Please know that I did not mean to offend anyone. We all have different struggles, that is for sure. And limiting our children, for serious reasons, is a cross in itself. My wording was probably too flippant, I am sorry about that. Those who follow this blog regularly know, I think, that I am not a put-downer. I have been through enough of my own struggles to know better. So forgive me if I offended anyone. God bless you and yours.
Our oldest turned 28 yesterday, and our youngest just turned 5. We “only” have 7, because of multiple losses over the years. The families with many children just naturally draw more attention than the smaller ones, in a parish as well as in the world. I have caught myself resenting the big families because everyone talks about them like they’re so holy because they have so many children. Yucky jealousy.
To mothers of large families: Please ask for help. Sometimes we of smaller families don’t want to come across as judgemental or condescending by offering our help.
Also, please don’t treat us like we’re sitting around eating bonbons and painting our nails, because we “only have a few”. We really do work hard all day (sometimes accomplishing little). But realistically, I can take a few loads of your laundry, or run your errands for a few hours, or organize a bookshelf, etc. etc.!
We of small families, are in awe of large families. Some of us yearn for more children. Some of us know probably, why God only gave us a few. In the end we’re all hopefully trying to get to Heaven. Let us help each other too!

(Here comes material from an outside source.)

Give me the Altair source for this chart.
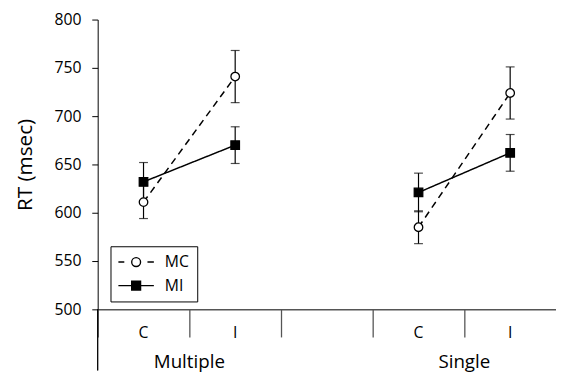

And might I suggest the Litany Of Humility. 🙂
Nada, I have never know Leane to put down anyone. But she does stand up for in so many articles, through priests and others, what the Church has always taught.
NFP is regularly abused; my parents taught it years ago and it was beautiful but they left when the abuse swept through it.

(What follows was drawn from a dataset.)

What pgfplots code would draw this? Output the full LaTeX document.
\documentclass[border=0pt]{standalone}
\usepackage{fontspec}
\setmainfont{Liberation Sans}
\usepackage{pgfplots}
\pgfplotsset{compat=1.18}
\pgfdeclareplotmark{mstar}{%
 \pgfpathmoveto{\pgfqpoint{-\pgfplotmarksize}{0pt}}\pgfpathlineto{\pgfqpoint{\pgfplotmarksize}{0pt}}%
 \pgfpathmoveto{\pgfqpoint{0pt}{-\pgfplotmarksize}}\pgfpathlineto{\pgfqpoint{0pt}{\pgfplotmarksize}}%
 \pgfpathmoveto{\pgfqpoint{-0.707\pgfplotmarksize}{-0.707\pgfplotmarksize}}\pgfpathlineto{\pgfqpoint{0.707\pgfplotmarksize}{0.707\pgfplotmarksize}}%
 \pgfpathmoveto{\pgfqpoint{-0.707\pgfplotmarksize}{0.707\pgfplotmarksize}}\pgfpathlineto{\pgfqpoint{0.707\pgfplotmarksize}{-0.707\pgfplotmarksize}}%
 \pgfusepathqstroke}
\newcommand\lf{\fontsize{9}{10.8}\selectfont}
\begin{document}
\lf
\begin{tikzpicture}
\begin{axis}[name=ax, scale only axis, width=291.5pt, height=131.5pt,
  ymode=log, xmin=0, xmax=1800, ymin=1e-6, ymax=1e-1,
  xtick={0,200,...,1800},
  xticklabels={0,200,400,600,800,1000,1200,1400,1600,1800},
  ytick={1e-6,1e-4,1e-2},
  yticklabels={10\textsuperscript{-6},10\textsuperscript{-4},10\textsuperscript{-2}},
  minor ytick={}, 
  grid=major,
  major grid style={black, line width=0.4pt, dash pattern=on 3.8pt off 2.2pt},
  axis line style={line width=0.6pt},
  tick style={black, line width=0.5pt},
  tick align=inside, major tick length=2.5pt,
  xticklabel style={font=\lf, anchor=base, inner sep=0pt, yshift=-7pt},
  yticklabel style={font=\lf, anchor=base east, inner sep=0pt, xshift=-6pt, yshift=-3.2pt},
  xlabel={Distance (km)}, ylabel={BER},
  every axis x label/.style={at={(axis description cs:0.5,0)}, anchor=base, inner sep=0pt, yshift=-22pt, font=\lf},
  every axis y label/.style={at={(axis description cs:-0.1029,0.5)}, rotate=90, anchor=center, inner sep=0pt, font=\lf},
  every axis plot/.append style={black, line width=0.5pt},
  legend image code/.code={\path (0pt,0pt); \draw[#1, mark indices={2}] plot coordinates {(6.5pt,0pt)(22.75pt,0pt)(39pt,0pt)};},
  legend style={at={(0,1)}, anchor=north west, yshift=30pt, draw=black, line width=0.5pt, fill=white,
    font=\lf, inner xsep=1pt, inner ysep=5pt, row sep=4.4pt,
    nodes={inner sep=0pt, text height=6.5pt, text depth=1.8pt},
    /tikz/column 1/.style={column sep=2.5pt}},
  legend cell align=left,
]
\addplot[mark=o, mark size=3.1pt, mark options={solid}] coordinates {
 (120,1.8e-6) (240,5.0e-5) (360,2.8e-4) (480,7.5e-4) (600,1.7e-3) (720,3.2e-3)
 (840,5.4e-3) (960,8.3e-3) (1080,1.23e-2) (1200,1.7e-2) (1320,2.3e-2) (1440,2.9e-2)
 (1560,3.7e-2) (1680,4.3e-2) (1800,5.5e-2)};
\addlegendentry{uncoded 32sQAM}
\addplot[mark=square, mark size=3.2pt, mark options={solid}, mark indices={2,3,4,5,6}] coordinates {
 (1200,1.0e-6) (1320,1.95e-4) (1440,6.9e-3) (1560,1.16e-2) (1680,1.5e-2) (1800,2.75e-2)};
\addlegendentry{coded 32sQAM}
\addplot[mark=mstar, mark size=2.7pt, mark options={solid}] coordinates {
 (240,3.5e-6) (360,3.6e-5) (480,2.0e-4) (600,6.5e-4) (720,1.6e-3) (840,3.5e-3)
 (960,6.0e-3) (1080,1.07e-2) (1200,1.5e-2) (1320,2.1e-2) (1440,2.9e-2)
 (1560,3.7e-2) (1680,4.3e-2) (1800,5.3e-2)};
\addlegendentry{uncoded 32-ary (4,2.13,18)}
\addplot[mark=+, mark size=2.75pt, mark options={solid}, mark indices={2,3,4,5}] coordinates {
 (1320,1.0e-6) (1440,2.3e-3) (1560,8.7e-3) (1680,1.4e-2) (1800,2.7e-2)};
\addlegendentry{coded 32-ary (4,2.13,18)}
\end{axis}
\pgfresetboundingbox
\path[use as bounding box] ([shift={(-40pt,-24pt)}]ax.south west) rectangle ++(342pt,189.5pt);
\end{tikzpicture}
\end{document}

With so many people deliberately choosing to have two, one, or none, those who are not blest can be overlooked. BUT it does not negate that God said, “Be fruitful and multiply.”
Many often look to their confessor for advice to have children, and can get liberal information. This is another most unfortunate scenario in these days.
Also, fathers have often worked long hours to support their families. In past times, families worked together and these times were the special times. In the book, Sins of Parents, it warns of fathers working for their own profit and desires while leaving the family to fend for themselves. If parents “miss” special events, it should be talked about with the children in advance so selfishness and anger to not enter.
I believe the Church has always allowed abstinence in the case of serious injury or death to the mother. But again in this time, their are alot of women who abuse it, as much as the Divorce or annulment is abused.
So many of the teachings, any of us could just stand and say, “well I have this reason I can’t do that, or I have this excuse, or my pastor said this, or that is picking on me.” I think we need to remember that Our Lord gives us guidance because we are weak. We just can’t throw out the rules, because someone thinks they are personally offended. Truth could not exist.
I have a friend, married 9 years, and no children and it hurts her deeply. But she is also the first one to stand up for a mother of many against the overwhelming cruelty of this modernistic world.